Convictions in Animal Cruelty, Gun Cases Affirmed

The state’s highest courts today affirmed the convictions of an East Boston man who killed and set fire to a neighborhood cat and a Dorchester man who stored an unregistered handgun in a secret compartment within his girlfriend’s car, Suffolk County District Attorney Daniel F. Conley said.

“These were serious offenses that drew a great deal of community interest,” Conley said. “We owed it to the people of those communities not just to ensure that the evidence would support a conviction, but also that our work at trial would withstand the scrutiny of our appellate courts.”

The Massachusetts Appeals Court today upheld the 2010 conviction of ALANDER GOODEN (D.O.B. 2/7/75), found guilty at trial of unlawfully possessing the Walther PPK semiautomatic handgun Boston and State police recovered from beneath the plastic frame around the gear shift of his girlfriend’s Toyota four years ago.

Officers had seen Gooden crawl out of the car – which had an expired registration sticker – on Baker Avenue on the evening of June 2, 2007. Nervous and sweating, Gooden told the officers when they approached that he’d never been in the Toyota and had merely been lying on the sidewalk next to it. Because of the expired registration, police made arrangements to have it towed. In the course of the inventory that followed, they recovered the handgun from beneath the gear shift’s loose cover.

Further testing developed a fingerprint belonging to Gooden on the underside of the gear shift covering. The firearm itself was loaded with six rounds in the magazine and a seventh in the chamber, ready to fire.

Later the same year, a district court judge ruled that Gooden had a reasonable expectation of privacy in the car, which was not his and which he claimed not to have occupied. Prosecutors assigned to Conley’s Gun Prosecution Task Force challenged that ruling, and the Massachusetts Appeals Court in 2009 ruled that the district court judge had erred.

In the interim, however, Gooden was arrested again for trafficking in cocaine. He was ultimately sentenced to 18 months on the gun and three years on the drugs.

“The evidence in this case … was sufficient to support a finding of constructive possession beyond a reasonable doubt,” Justices Cynthia Cohen, Gary Katzman, and Ariane Vuono wrote. “First, where the defendant was observed sitting in the driver’s seat and had the key to the vehicle … the jury would have been warranted in finding that the defendant had recently operated the vehicle …. Second, the jury could infer that the defendant had control over the area where the gun was hidden based on evidence that a fingerprint matching the defendant’s left middle finger was found on the inside of the gear cover ….Finally, the jury could infer the defendant’s consciousness of guilt from his deceptive conduct[.]”
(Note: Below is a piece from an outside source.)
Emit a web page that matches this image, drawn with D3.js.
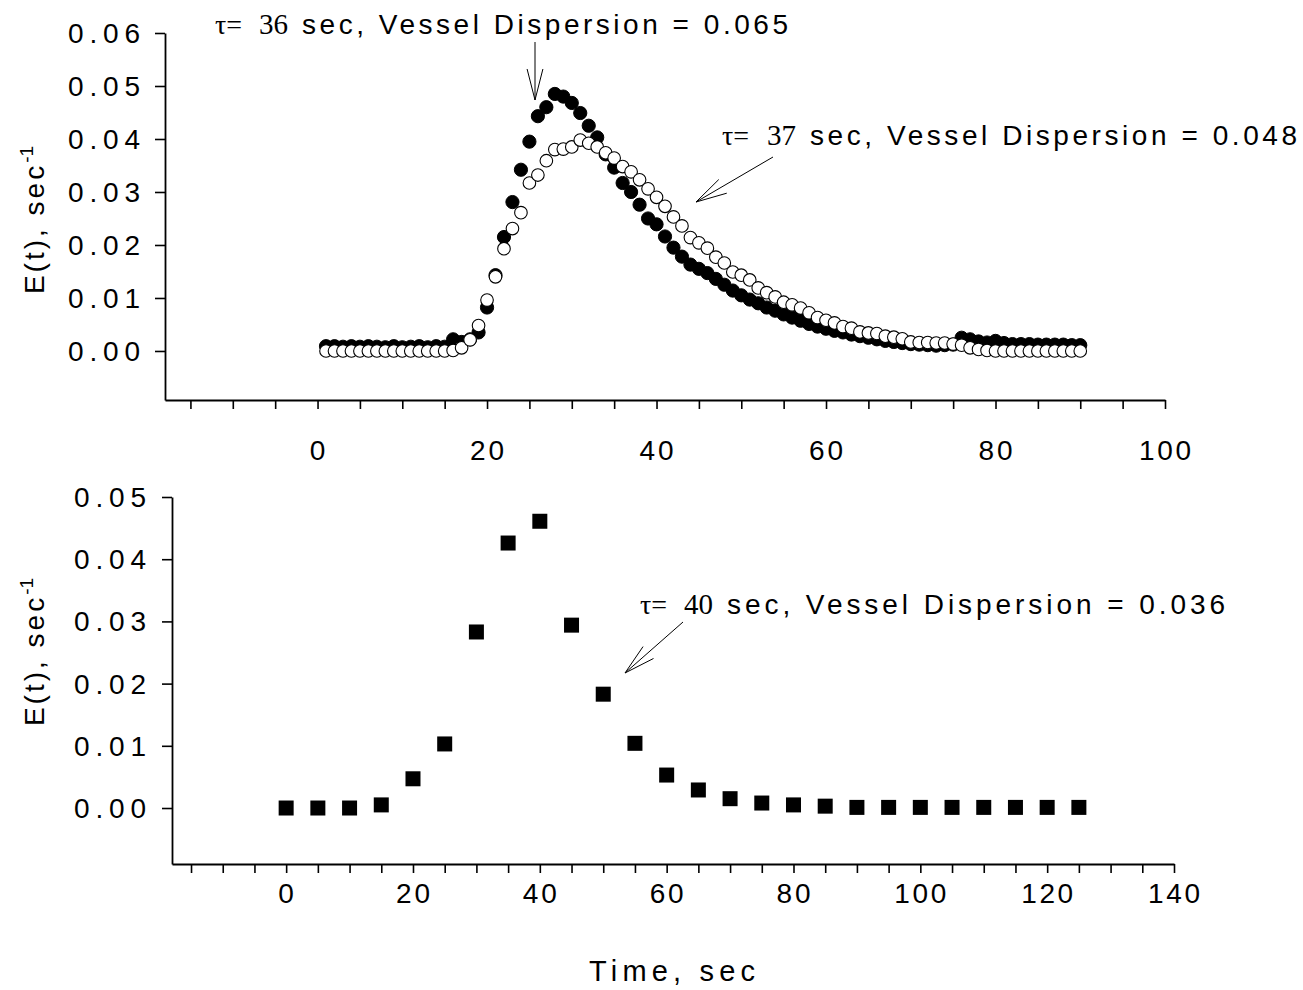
<!DOCTYPE html>
<html><head><meta charset="utf-8">
<script src="https://cdn.jsdelivr.net/npm/d3@7"></script>
<style>body{margin:0;background:#fff;} svg{display:block;}</style>
</head><body><svg id="c" width="1303" height="990"></svg>
<script>
// ---------- DATA ----------
const topTime = [1,2,3,4,5,6,7,8,9,10,11,12,13,14,15,16,17,18,19,20,21,22,23,24,25,26,27,28,29,30,
  31,32,33,34,35,36,37,38,39,40,41,42,43,44,45,46,47,48,49,50,51,52,53,54,55,56,57,58,59,60,
  61,62,63,64,65,66,67,68,69,70,71,72,73,74,75,76,77,78,79,80,81,82,83,84,85,86,87,88,89,90];
// tau = 36 s, D = 0.065 (filled circles)
const topFilled = [0.0009,0.0009,0.0008,0.0009,0.0008,0.0009,0.0008,0.0007,0.0009,0.0007,
  0.0008,0.0009,0.0007,0.0009,0.0008,0.0022,0.0017,0.0022,0.0035,0.0082,
  0.0143,0.0215,0.0281,0.0342,0.0395,0.0443,0.0460,0.0485,0.0480,0.0468,
  0.0449,0.0425,0.0403,0.0371,0.0346,0.0317,0.0300,0.0276,0.0250,0.0239,
  0.0216,0.0195,0.0178,0.0163,0.0155,0.0147,0.0136,0.0125,0.0114,0.0105,
  0.0097,0.0090,0.0082,0.0076,0.0069,0.0063,0.0057,0.0051,0.0046,0.0042,
  0.0038,0.0035,0.0031,0.0028,0.0025,0.0022,0.0019,0.0017,0.0015,0.0013,
  0.0012,0.0011,0.0010,0.0011,0.0012,0.0025,0.0022,0.0018,0.0016,0.0019,
  0.0015,0.0013,0.0013,0.0013,0.0012,0.0012,0.0012,0.0012,0.0011,0.0011];
// tau = 37 s, D = 0.048 (open circles)
const topOpen = [0,0,0,0,0,0,0,0,0,0,0,0,0,0,0,0.0001,0.0006,0.0021,0.0048,0.0096,
  0.0140,0.0193,0.0231,0.0261,0.0317,0.0332,0.0359,0.0380,0.0381,0.0385,
  0.0398,0.0392,0.0385,0.0374,0.0364,0.0348,0.0338,0.0323,0.0306,0.0290,
  0.0273,0.0253,0.0236,0.0214,0.0204,0.0194,0.0177,0.0166,0.0149,0.0143,
  0.0134,0.0119,0.0110,0.0102,0.0092,0.0087,0.0081,0.0072,0.0063,0.0058,
  0.0053,0.0046,0.0043,0.0036,0.0034,0.0033,0.0028,0.0026,0.0023,0.0017,
  0.0016,0.0016,0.0015,0.0015,0.0013,0.0011,0.0006,0.0003,0.0001,0,
  0,0,0,0,0,0,0,0,0,0];
// tau = 40 s, D = 0.036 (squares)
const botTime = [0,5,10,15,20,25,30,35,40,45,50,55,60,65,70,75,80,85,90,95,100,105,110,115,120,125];
const botValues = [0,0,0,0.0005,0.0047,0.0103,0.0283,0.0426,0.0461,0.0294,0.0183,0.0104,
  0.0053,0.0029,0.0015,0.0008,0.0005,0.0003,0.0001,0.0001,0.0001,0.0001,0.0001,0.0001,0.0001,0.0001];

const topXLabels = [0,20,40,60,80,100];
const botXLabels = [0,20,40,60,80,100,120,140];
const topYLabels = [0,0.01,0.02,0.03,0.04,0.05,0.06];
const botYLabels = [0,0.01,0.02,0.03,0.04,0.05];
const topXMinor = [-15,-10,-5,0,5,10,15,20,25,30,35,40,45,50,55,60,65,70,75,80,85,90,95,100];
const botXMinor = [-15,-10,-5,0,5,10,15,20,25,30,35,40,45,50,55,60,65,70,75,80,85,90,95,100,105,110,115,120,125,130,135,140];

// ---------- DRAW ----------
const svg = d3.select("#c");
const SANS = "'Liberation Sans',Arial,sans-serif";
const SERIF = "'Liberation Serif','Times New Roman',serif";

const xTop = d3.scaleLinear().domain([-18, 100]).range([165, 1165]);
const yTop = d3.scaleLinear().domain([-0.00925, 0.06]).range([400, 33]);
const xBot = d3.scaleLinear().domain([-18, 140]).range([172, 1174]);
const yBot = d3.scaleLinear().domain([-0.009, 0.05]).range([864, 497]);

function label(g, x, y, str, len, anchor, size) {
  const t = g.append("text").attr("x", x).attr("y", y)
    .attr("font-family", SANS).attr("font-size", size || 28)
    .attr("text-anchor", anchor || "middle").attr("fill", "#000").text(str);
  if (len && str.length > 1) t.attr("textLength", len).attr("lengthAdjust", "spacing");
  return t;
}

function drawAxes(xs, ys, xMinor, xLab, yLab, xLabY, yLabX) {
  const gx = svg.append("g").attr("transform", `translate(0,${ys.range()[0]})`)
    .call(d3.axisBottom(xs).tickValues(xMinor).tickSize(9).tickSizeOuter(0).tickFormat(""));
  gx.select(".domain").attr("stroke-width", 2.2);
  gx.selectAll(".tick line").attr("stroke-width", 1.6);
  const gy = svg.append("g").attr("transform", `translate(${xs.range()[0]},0)`)
    .call(d3.axisLeft(ys).tickValues(yLab).tickSize(10).tickSizeOuter(0).tickFormat(""));
  gy.select(".domain").attr("stroke-width", 1.8);
  gy.selectAll(".tick line").attr("stroke-width", 1.6);
  const gl = svg.append("g");
  xLab.forEach(v => { const s = String(v); label(gl, xs(v), xLabY, s, s.length * 16 + (s.length - 1) * 2); });
  yLab.forEach(v => { const s = v.toFixed(2); label(gl, yLabX, ys(v) + 10, s, 72, "end"); });
}

drawAxes(xTop, yTop, topXMinor, topXLabels, topYLabels, 460, 140);
drawAxes(xBot, yBot, botXMinor, botXLabels, botYLabels, 903, 146);

// series
svg.append("g").selectAll("circle").data(topTime).join("circle")
  .attr("cx", (d) => xTop(d)).attr("cy", (d, i) => yTop(topFilled[i])).attr("r", 6.6)
  .attr("fill", "#000").attr("stroke", "#000").attr("stroke-width", 1);
svg.append("g").selectAll("circle").data(topTime).join("circle")
  .attr("cx", (d) => xTop(d)).attr("cy", (d, i) => yTop(topOpen[i])).attr("r", 6.3)
  .attr("fill", "#fff").attr("stroke", "#000").attr("stroke-width", 1.1);
const sq = 15;
svg.append("g").selectAll("rect").data(botTime).join("rect")
  .attr("x", (d) => xBot(d) - sq / 2).attr("y", (d, i) => yBot(botValues[i]) - sq / 2)
  .attr("width", sq).attr("height", sq).attr("fill", "#000");

// axis titles
function yTitle(cx, cy) {
  const t = svg.append("text").attr("transform", `translate(${cx},${cy}) rotate(-90)`)
    .attr("text-anchor", "middle").attr("font-family", SANS).attr("font-size", 28).attr("fill", "#000");
  t.append("tspan").text("E(t), sec").attr("letter-spacing", 3);
  t.append("tspan").text("-1").attr("font-size", 19).attr("dy", -11);
}
yTitle(44, 220);
yTitle(44, 652);
label(svg, 672, 981, "Time, sec", 166, "middle", 29);

// annotations
function annot(x1, x2, x3, base, tau, rest) {
  const t = svg.append("text").attr("x", x1).attr("y", base).attr("font-family", SERIF).attr("fill", "#000");
  t.append("tspan").attr("font-size", 28).text("τ= ");
  t.append("tspan").attr("x", x2 - 30).attr("font-size", 29).text(tau);
  label(svg, x2 + 13, base, rest, x3 - x2 - 13, "start", 28);
}
annot(215, 289, 788, 34, "36", "sec, Vessel Dispersion = 0.065");
annot(722, 797, 1297, 145, "37", "sec, Vessel Dispersion = 0.048");
annot(640, 714, 1225, 614, "40", "sec, Vessel Dispersion = 0.036");

function arrow(x0, y0, x1, y1) {
  const g = svg.append("g").attr("stroke", "#000").attr("stroke-width", 1).attr("fill", "none");
  g.append("line").attr("x1", x0).attr("y1", y0).attr("x2", x1).attr("y2", y1);
  const a = Math.atan2(y0 - y1, x0 - x1), L = 32, s = 0.25;
  [a - s, a + s].forEach(b => g.append("line").attr("x1", x1).attr("y1", y1)
    .attr("x2", x1 + L * Math.cos(b)).attr("y2", y1 + L * Math.sin(b)));
}
arrow(535, 42, 535, 100);
arrow(773, 157, 696, 202);
arrow(683, 622, 625, 673);
</script></body></html>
The Appeals Court also affirmed the animal cruelty and arson convictions of LUIGI EPIFANIA (D.O.B. 7/17/83), found guilty in 2008 of killing a neighborhood cat, setting fire to its remains, and hurling it through the window of a Princeton Street residence.

On appeal, Epifania claimed the cat was unprotected by Massachusetts’ animal cruelty statute because some trial testimony suggested the feline was a “neighborhood cat” and the statute protects only animals belonging to “another person.”

“There is no apparent reason a domesticated cat could not be owned by more than one unrelated person,” Justice Peter Rubin wrote. “We need not, however, determine whether there was sufficient evidence to convict the defendant on these theories of the cat’s ownership, since it suffices to say in this case that the evidence of ownership by [one witness] was sufficient to support the conviction.”

Shortly after Epifania’s release from his 2½-year jail sentence for the East Boston case, he was arrested again for trafficking in OxyContin. He is currently serving a five-year state prison term.

Assistant District Attorney Benjamin Goldberger of Conley’s Special Prosecutions Unit prosecuted the Gooden case at trial and defended the conviction in arguments before the Appeals Court. Assistant District Attorney Anthony Dutra of the DA’s Appeals Division argued in support of Epifania’s conviction.